Three officers shot on duty
Kingman isn't close to being equal to Phoenix in terms of the number of violent desperadoes running wild, but the city's officers have seen their share of bad characters.
Three officers have sustained gunshot wounds in the 11 years DeVries has led the department. He admits having an MRAP around wouldn't have stopped any one of them, but he also says officers face danger far more often than many residents realize.
Asked to elaborate on the shootings, DeVries doesn't hesitate:
December 2003: Mike Bolt was chasing a wanted fugitive when he was shot in the chest. The bullet struck his vest, which saved Bolt's life. The fugitive was apprehended.
December 2004: Lt. Mark Chastain, who was an officer at the time, was shot in the shoulder by an 18-year-old motorist he pulled over for an equipment violation in front of the Circle K on Stockton Hill Road and Detroit Avenue.
After he was shot, Chastain returned fire and killed the man.
Chastain was about to hand the man a fix-it ticket.
August 2009: Officer Tim Sparr was shot in the arm during a deadly domestic incident.
Holly Jean Anderson had just handed her infant to Chastain, who responded to the home with Sparr, when her husband shot her in the head.
The bullet traveled through Anderson and struck Sparr.
The husband shot and killed himself moments later.
"That's a significant number of officer involved shootings for a community our size," said DeVries.
Sometimes, crime does pay
The police department utilized money convicted drug dealers have forfeited to have the MRAP shipped from Texas to Kingman at a cost of $4,300.
DeVries said drug seizure money would also be used to have the MRAP outfitted for law enforcement purposes.
That means lights will be installed - although the 17-ton vehicle will never run code.
"We want people to know this is a police vehicle," said DeVries. "It will be clearly marked."

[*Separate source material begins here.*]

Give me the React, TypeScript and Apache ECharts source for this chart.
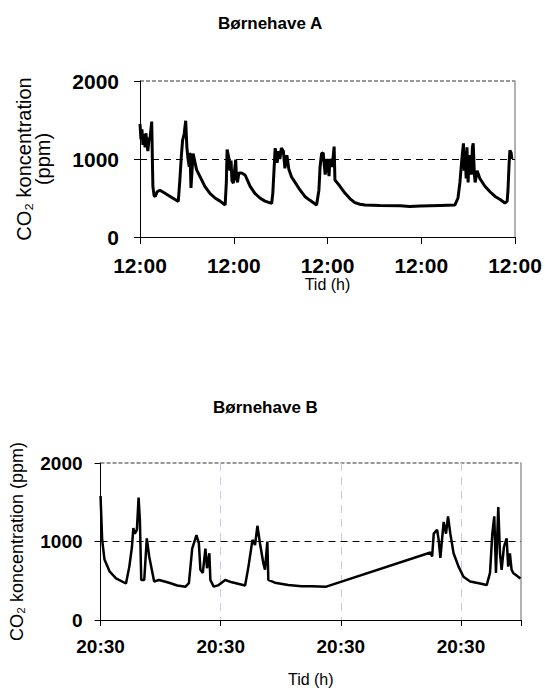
import React, { useEffect, useRef } from "react";
import * as echarts from "echarts";

// ---- Data (hours since first tick, CO2 ppm) ----
const titleA = "Børnehave A";
const titleB = "Børnehave B";
const tickLabelA = "12:00";
const tickLabelB = "20:30";
const xNameA = "Tid (h)";
const xNameB = "Tid (h)";
const yNameA = "CO₂ koncentration\n(ppm)";
const yNameB = "CO₂ koncentration (ppm)";

const aHours = [
  0, 0.25, 0.5, 0.75, 1.0, 1.3, 1.5, 1.8, 2.0, 2.3, 2.6, 3.0, 3.2, 3.3, 3.6, 3.9, 4.4, 5.1, 6.4, 7.7, 9.0, 9.8,
  10.2, 10.6, 10.9, 11.3, 11.7, 12.0, 12.3, 12.6, 12.8, 13.05, 13.6, 14.1, 14.5, 15.4, 16.6, 17.9, 19.2, 20.5, 21.8,
  22.1, 22.3, 22.8, 23.0, 23.3, 23.55, 23.9, 24.3, 24.5, 24.7, 24.96, 25.3, 26.0, 26.9, 28.2, 29.4, 30.7, 32.0, 33.7,
  34.0, 34.6, 35.1, 35.5, 35.8, 36.2, 36.7, 37.1, 37.6, 38.1, 38.8, 39.7, 41.0, 42.2, 43.5, 45.2,
  45.8, 46.1, 46.5, 46.9, 47.4, 47.9, 48.4, 48.6, 49.2, 49.7, 49.9, 50.4, 51.2, 52.5, 53.8, 55.0, 56.3, 57.6,
  61.4, 66.6, 69.1, 71.7, 76.8, 80.6, 81.4, 81.9, 82.4, 82.8, 83.0, 83.2, 83.5, 83.7, 84.0, 84.2, 84.5, 84.8, 85.1,
  85.3, 85.6, 85.8, 86.3, 87.0, 88.3, 89.6, 90.9, 92.2, 93.4, 94.0, 94.2, 94.5, 94.7, 95.0, 95.2,
];
const aPpm = [
  1450, 1250, 1380, 1180, 1320, 1150, 1330, 1200, 1100, 1250, 1280, 1480, 900, 650, 530, 520, 580, 600, 560, 520, 480, 455,
  730, 1050, 1240, 1320, 1490, 1150, 1000, 900, 1080, 630, 1070, 950, 860, 770, 650, 560, 500, 460, 410,
  700, 1120, 1000, 850, 980, 720, 690, 900, 990, 760, 700, 820, 820, 795, 650, 560, 500, 460, 430,
  560, 1140, 950, 1100, 1000, 1140, 1100, 880, 1050, 870, 770, 700, 600, 520, 470, 410,
  600, 900, 1070, 1080, 800, 1000, 780, 1000, 900, 1160, 730, 700, 650, 560, 490, 440, 420, 410,
  405, 400, 390, 398, 405, 410, 500, 700, 1000, 1200, 850, 1100, 750, 1150, 700, 1000, 1050, 800, 1150,
  1200, 800, 700, 850, 750, 650, 580, 520, 480, 435, 460, 600, 950, 1110, 1080, 1000,
];

const bHours = [
  0, 0.32, 0.79, 1.79, 3.09, 5.08, 5.75, 6.27, 6.55, 6.86, 7.26, 7.6, 7.86, 8.13, 8.73, 9.24, 9.72, 10.37, 10.71,
  11.7, 13.69, 15.33, 16.98, 17.65, 18.31, 19.16, 19.64, 19.95, 20.43, 20.95, 21.28, 21.74, 21.94, 22.61, 23.6,
  24.91, 26.24, 28.88, 29.55, 30.35, 30.86, 31.34, 31.86, 32.53, 32.85, 33.32, 33.52, 34.83, 37.49, 40.13, 42.11,
  45.09, 65.91, 66.25, 66.57, 67.24, 67.55, 67.89, 68.55, 69.02, 69.42, 69.88, 70.53, 71.52, 72.51, 73.84, 75.82,
  77.15, 77.81, 78.27, 78.66, 79.0, 79.46, 79.8, 80.13, 80.59, 81.13, 81.44, 81.78, 82.12, 82.44, 83.9,
];
const bPpm = [
  1580, 1020, 770, 620, 530, 465, 680, 930, 1170, 1100, 1150, 1560, 1270, 510, 510, 1040, 810, 600, 490,
  510, 475, 440, 425, 470, 910, 1080, 980, 640, 600, 910, 660, 850, 510, 425, 445,
  510, 480, 440, 680, 1020, 955, 1200, 975, 720, 640, 1000, 510, 475, 445, 430, 430,
  425, 860, 810, 1100, 1150, 1020, 790, 1250, 1100, 1320, 1100, 850, 680, 550, 490, 465,
  445, 600, 1100, 1320, 600, 1440, 850, 640, 930, 1040, 680, 850, 640, 600, 530,
];

const yMin = 0;
const yMax = 2000;
const yStep = 1000;
const refLevel = 1000;
const xStep = 24;
const xMaxA = 96;
const xMaxB = 84;

const FONT = "'Liberation Sans', Arial, Helvetica, sans-serif";

export default function App() {
  const ref = useRef<HTMLDivElement>(null);
  useEffect(() => {
    if (!ref.current) return;
    const chart = echarts.init(ref.current, undefined, { renderer: "svg" });
    const dataA = aHours.map((h, i) => [h, aPpm[i]]);
    const dataB = bHours.map((h, i) => [h, bPpm[i]]);

    const yCommon = (gridIndex: number, labelSize: number, name: string, nameSize: number, nameGap: number, margin: number) => ({
      type: "value",
      gridIndex,
      min: yMin,
      max: yMax,
      interval: yStep,
      name,
      nameLocation: "middle",
      nameGap,
      nameRotate: 90,
      nameTextStyle: { fontFamily: FONT, fontSize: nameSize, color: "#000", lineHeight: nameSize * 0.95 },
      axisLine: { show: true, lineStyle: { color: "#000", width: 1 } },
      axisTick: { show: true, inside: false, length: 6, lineStyle: { color: "#000" } },
      axisLabel: {
        fontFamily: FONT,
        fontSize: labelSize,
        fontWeight: "bold",
        color: "#000",
        margin,
        formatter: (v: number) => String(v),
      },
      splitLine: {
        show: true,
        lineStyle: { color: ["rgba(0,0,0,0)", "rgba(0,0,0,0)", "#999"], type: [4, 2], width: 2 },
      },
    });
    const yRight = (gridIndex: number) => ({
      type: "value",
      gridIndex,
      position: "right",
      min: yMin,
      max: yMax,
      interval: yStep,
      axisLine: { show: true, lineStyle: { color: "#999", width: 1.5 } },
      axisTick: { show: false },
      axisLabel: { show: false },
      splitLine: { show: false },
    });

    const refLine = {
      silent: true,
      symbol: ["none", "none"],
      label: { show: false },
      lineStyle: { color: "#000", type: [7, 5], width: 1 },
      data: [{ yAxis: refLevel }],
    };

    chart.setOption({
      animation: false,
      backgroundColor: "#fff",
      title: [
        {
          text: titleA,
          left: 218,
          top: 15,
          padding: 0,
          textStyle: { fontFamily: FONT, fontSize: 17, fontWeight: "bold", color: "#000" },
        },
        {
          text: titleB,
          left: 213,
          top: 399,
          padding: 0,
          textStyle: { fontFamily: FONT, fontSize: 17, fontWeight: "bold", color: "#000" },
        },
      ],
      grid: [
        { left: 140, top: 81, width: 375, height: 156, containLabel: false },
        { left: 98, top: 463, width: 423, height: 157, containLabel: false },
      ],
      xAxis: [
        {
          type: "value",
          gridIndex: 0,
          min: 0,
          max: xMaxA,
          interval: xStep,
          name: xNameA,
          nameLocation: "middle",
          nameGap: 38,
          nameTextStyle: { fontFamily: FONT, fontSize: 16, color: "#000" },
          axisLine: { show: true, onZero: false, lineStyle: { color: "#000", width: 1 } },
          axisTick: { show: true, inside: false, length: 7, lineStyle: { color: "#000" } },
          axisLabel: {
            fontFamily: FONT,
            fontSize: 21,
            fontWeight: "bold",
            color: "#000",
            margin: 18,
            formatter: () => tickLabelA,
          },
          splitLine: { show: false },
        },
        {
          type: "value",
          gridIndex: 1,
          min: 0,
          max: xMaxB,
          interval: xStep,
          name: xNameB,
          nameLocation: "middle",
          nameGap: 51,
          nameTextStyle: { fontFamily: FONT, fontSize: 16, color: "#000" },
          axisLine: { show: true, onZero: false, lineStyle: { color: "#000", width: 1 } },
          axisTick: { show: true, inside: false, length: 6, lineStyle: { color: "#000" } },
          axisLabel: {
            fontFamily: FONT,
            fontSize: 19,
            fontWeight: "bold",
            color: "#000",
            margin: 17,
            formatter: (v: number) => (v % xStep === 0 ? tickLabelB : ""),
          },
          splitLine: {
            show: true,
            lineStyle: {
              color: ["rgba(0,0,0,0)", "#c8c8f4", "#c8c8f4", "#c8c8f4", "rgba(0,0,0,0)"],
              type: [8, 6],
              width: 1,
            },
          },
        },
      ],
      yAxis: [
        yCommon(0, 21, yNameA, 20, 88, 21),
        yCommon(1, 19, yNameB, 18, 75, 18),
        yRight(0),
        yRight(1),
      ],
      series: [
        {
          type: "line",
          xAxisIndex: 0,
          yAxisIndex: 0,
          data: dataA,
          showSymbol: false,
          symbol: "none",
          lineStyle: { color: "#000", width: 3 },
          markLine: refLine,
          z: 5,
        },
        {
          type: "line",
          xAxisIndex: 1,
          yAxisIndex: 1,
          data: dataB,
          showSymbol: false,
          symbol: "none",
          lineStyle: { color: "#000", width: 2.5 },
          markLine: refLine,
          z: 5,
        },
      ],
    });
    return () => chart.dispose();
  }, []);
  return (
    <div
      ref={ref}
      style={{ position: "absolute", left: 0, top: 0, width: 545, height: 690, background: "#fff" }}
    />
  );
}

A radio and other items must be purchased and installed and the MRAP itself needs to have interior parts replaced.
Because the essential parts of the vehicle are brand new, maintenance costs won't be prohibitive, and the department has access to parts, said Deputy Police Chief Rusty Cooper.
Search warrants and bombs
Without adequate manpower or time for extensive training, the Kingman Police Department does not have its own SWAT team.
Detectives, however, are trained to serve search warrants and the MRAP, said DeVries, will play a big part in such operations going forward.
The vehicle's ballistic protection means officers won't have to expose themselves to gunfire and the MRAP has proved to be effective in hostage situations.
To people who worry local law enforcement has become too aggressive and militaristic in its approach to fighting crime, DeVries was circumspect:
"It doesn't matter what we say. There will be people who oppose it, but when we get people safely out of a situation, we'll know it was the right decision."
For DeVries, the MRAP is just one more way he can help officers survive every shift.
"I have a deep passion and commitment to provide the safest work environment I can," he said. "I want them all to go home to their families every day."